On the role of connectivity in Linear Logic proofs
Raffaele Di Donna, Lorenzo Tortora de Falco
TL;DR
This work addresses when a graphical proof structure in linear logic corresponds to a sequent calculus proof by linking a connectivity-based geometric property to correctness. It introduces the untyped sequentiality theorem via a $(\neg\mathsf{w}\otimes)$-ps and shows that, inside this framework, the criterion $AC_{\sharp w}$ becomes sufficient for sequentialization, even in fragments with units and exponentials. It further develops a canonical jumping mechanism to refine sequentialization in the (NBT)LL fragment and proves that equivalence under rule permutations is tractable within this setting. The approach extends to multiplicative-exponential logic (MELL) and intuitionistic polarizations, including IMELL and ICOMLL, providing a unified, connectivity-driven perspective on sequentialization, cut-elimination stability, and proof-structure equivalence.
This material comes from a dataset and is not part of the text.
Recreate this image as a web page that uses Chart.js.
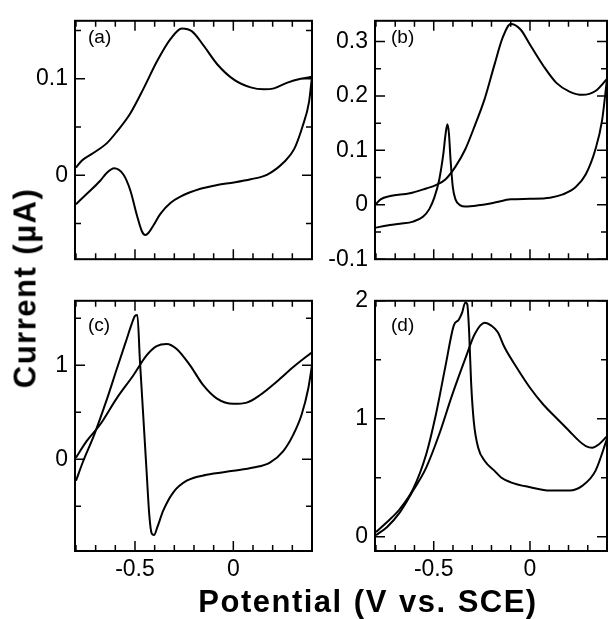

Overall, the paper contributes practical criteria and constructive procedures for turning geometric properties of proof-structures into reliable sequentialization tools across several LL fragments.
Abstract
We investigate a property that extends the Danos-Regnier correctness criterion for linear logic proof-structures. The property applies to the correctness graphs of a proof-structure: it states that any such graph is acyclic and the number of its connected components is exactly one more than the number of nodes bottom or weakening. This is known to be necessary but not sufficient in multiplicative exponential linear logic to recover a sequent calculus proof from a proof-structure. We present a geometric condition on untyped proof-structures allowing us to turn this necessary property into a sufficient one: we can thus isolate fragments of linear logic for which this property is indeed a correctness criterion. In a suitable fragment of multiplicative linear logic with units, the criterion yields a characterization of the equivalence induced by permutations of rules in sequent calculus. In intuitionistic linear logic, the property is equivalent to the familiar requirement of having exactly one output conclusion, and it is sufficient for sequentialization in the axiom-free setting.